All of the lines below are to be printed again exactly; images are excluded from the output.

Source data →
━━━━━━━━━━
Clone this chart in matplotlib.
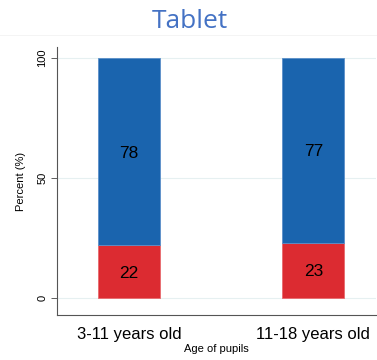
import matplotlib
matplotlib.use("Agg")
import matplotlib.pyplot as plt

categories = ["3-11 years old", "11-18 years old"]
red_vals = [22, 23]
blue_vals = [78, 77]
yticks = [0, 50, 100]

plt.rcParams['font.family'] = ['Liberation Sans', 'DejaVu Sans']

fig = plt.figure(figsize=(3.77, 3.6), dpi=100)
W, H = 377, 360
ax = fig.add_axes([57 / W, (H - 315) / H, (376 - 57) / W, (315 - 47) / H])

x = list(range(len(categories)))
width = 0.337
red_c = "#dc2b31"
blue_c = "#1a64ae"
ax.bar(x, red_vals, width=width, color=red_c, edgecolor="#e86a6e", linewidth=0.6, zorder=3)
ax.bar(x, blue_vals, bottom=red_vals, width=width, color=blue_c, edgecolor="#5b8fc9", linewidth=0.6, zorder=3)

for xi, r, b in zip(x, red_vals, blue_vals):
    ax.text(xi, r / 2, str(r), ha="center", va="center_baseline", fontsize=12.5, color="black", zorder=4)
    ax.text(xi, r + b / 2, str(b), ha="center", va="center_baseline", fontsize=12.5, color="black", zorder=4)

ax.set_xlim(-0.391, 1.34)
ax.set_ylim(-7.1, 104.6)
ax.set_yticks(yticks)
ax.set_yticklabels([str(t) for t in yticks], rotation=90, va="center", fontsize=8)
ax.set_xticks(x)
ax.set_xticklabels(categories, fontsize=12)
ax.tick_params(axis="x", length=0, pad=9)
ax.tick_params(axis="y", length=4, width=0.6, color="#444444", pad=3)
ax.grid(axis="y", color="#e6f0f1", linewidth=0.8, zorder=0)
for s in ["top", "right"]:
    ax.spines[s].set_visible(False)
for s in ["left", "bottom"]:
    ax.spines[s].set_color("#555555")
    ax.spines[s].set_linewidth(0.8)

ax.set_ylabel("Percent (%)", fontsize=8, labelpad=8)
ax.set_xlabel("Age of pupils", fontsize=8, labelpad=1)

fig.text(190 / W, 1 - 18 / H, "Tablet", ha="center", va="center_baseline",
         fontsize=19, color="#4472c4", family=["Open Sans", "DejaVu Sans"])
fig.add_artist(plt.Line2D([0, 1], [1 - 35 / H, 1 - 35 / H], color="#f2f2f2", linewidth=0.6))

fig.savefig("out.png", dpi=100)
━━━━━━━━━━
Answer →
Clone this chart in matplotlib.
import matplotlib
matplotlib.use("Agg")
import matplotlib.pyplot as plt

categories = ["3-11 years old", "11-18 years old"]
red_vals = [22, 23]
blue_vals = [78, 77]
yticks = [0, 50, 100]

plt.rcParams['font.family'] = ['Liberation Sans', 'DejaVu Sans']

fig = plt.figure(figsize=(3.77, 3.6), dpi=100)
W, H = 377, 360
ax = fig.add_axes([57 / W, (H - 315) / H, (376 - 57) / W, (315 - 47) / H])

x = list(range(len(categories)))
width = 0.337
red_c = "#dc2b31"
blue_c = "#1a64ae"
ax.bar(x, red_vals, width=width, color=red_c, edgecolor="#e86a6e", linewidth=0.6, zorder=3)
ax.bar(x, blue_vals, bottom=red_vals, width=width, color=blue_c, edgecolor="#5b8fc9", linewidth=0.6, zorder=3)

for xi, r, b in zip(x, red_vals, blue_vals):
    ax.text(xi, r / 2, str(r), ha="center", va="center_baseline", fontsize=12.5, color="black", zorder=4)
    ax.text(xi, r + b / 2, str(b), ha="center", va="center_baseline", fontsize=12.5, color="black", zorder=4)

ax.set_xlim(-0.391, 1.34)
ax.set_ylim(-7.1, 104.6)
ax.set_yticks(yticks)
ax.set_yticklabels([str(t) for t in yticks], rotation=90, va="center", fontsize=8)
ax.set_xticks(x)
ax.set_xticklabels(categories, fontsize=12)
ax.tick_params(axis="x", length=0, pad=9)
ax.tick_params(axis="y", length=4, width=0.6, color="#444444", pad=3)
ax.grid(axis="y", color="#e6f0f1", linewidth=0.8, zorder=0)
for s in ["top", "right"]:
    ax.spines[s].set_visible(False)
for s in ["left", "bottom"]:
    ax.spines[s].set_color("#555555")
    ax.spines[s].set_linewidth(0.8)

ax.set_ylabel("Percent (%)", fontsize=8, labelpad=8)
ax.set_xlabel("Age of pupils", fontsize=8, labelpad=1)

fig.text(190 / W, 1 - 18 / H, "Tablet", ha="center", va="center_baseline",
         fontsize=19, color="#4472c4", family=["Open Sans", "DejaVu Sans"])
fig.add_artist(plt.Line2D([0, 1], [1 - 35 / H, 1 - 35 / H], color="#f2f2f2", linewidth=0.6))

fig.savefig("out.png", dpi=100)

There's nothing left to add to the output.